What do these two chapters teach us about the heavenly dwelling place of God? In what way is the plan of salvation revealed in these texts, as well?
The vision of the heavenly throne room is a vision of the heavenly sanctuary. This is made evident from the language referring to the Hebrew religious system. For instance, the words for door and trumpet in Revelation 4:1 appear often in the Septuagint (an ancient Greek translation of the Old Testament) in reference to the sanctuary. The three precious stones in Revelation 4:3 are part of the High Priest’s breastplate. The seven lampstands are reminiscent of the lampstands in Solomon’s temple. The twenty-four elders remind us of the twenty-four divisions of service for the temple priests throughout the year, and their prayer offering in the golden bowls of “incense” (Ps. 141:2). All of these verses point back to the Old Testament worship service, which centered around the earthly sanctuary.
Finally, the slain Lamb of Revelation 5 points, of course, to Christ’s sacrificial death. Christ, the Lamb, is the only mediator of divine salvation and is accounted worthy because of His triumph (Rev. 5:5), His sacrifice (Rev. 5:9, 12), and His divinity (Rev. 5:13).

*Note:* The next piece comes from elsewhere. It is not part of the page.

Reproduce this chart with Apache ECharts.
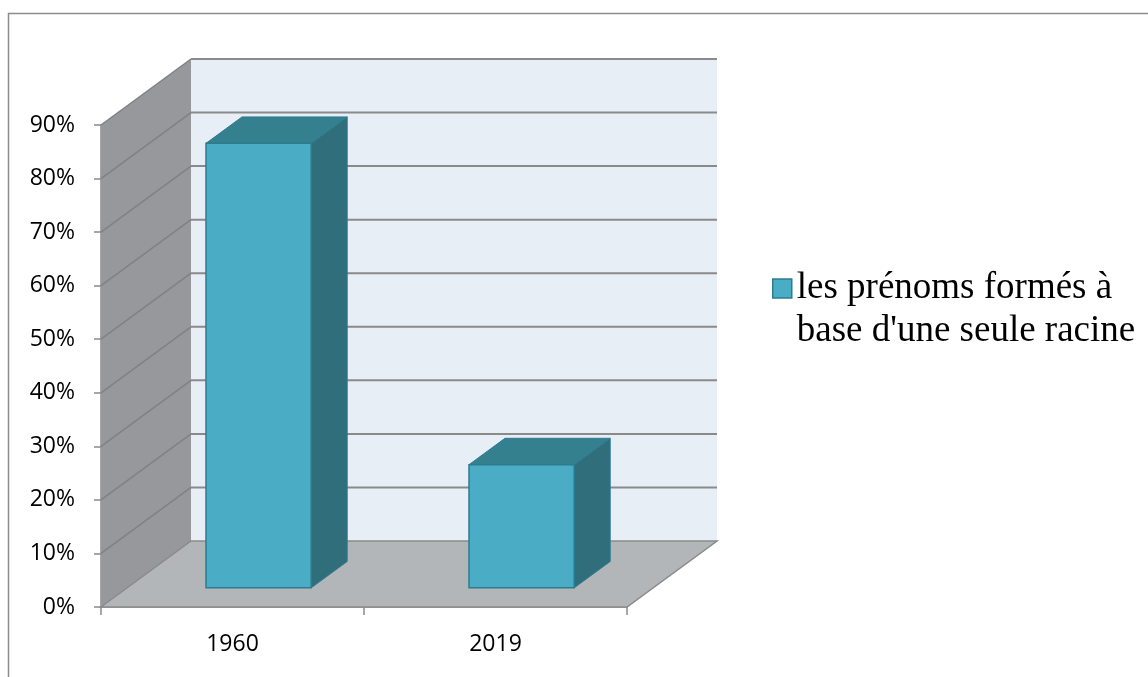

“Christ took upon Himself humanity, and laid down His life a sacrifice, that man, by becoming a partaker of the divine nature, might have eternal life.”—Ellen G. White, Selected Messages, book 3, p. 141.
What we see in these two chapters, centering around God’s throne, is a depiction of God’s work for the salvation of humanity. We can see, too, that this work has unfolded before the other intelligent beings in heaven, a key theme in The Great Controversy motif.
Think about what it means that Christ, as God Himself, took on our humanity and died as our Substitute; that is, whatever wrongs you have done and for which you yourself should be punished, fell on Him instead. Why should this truth motivate everything that you do?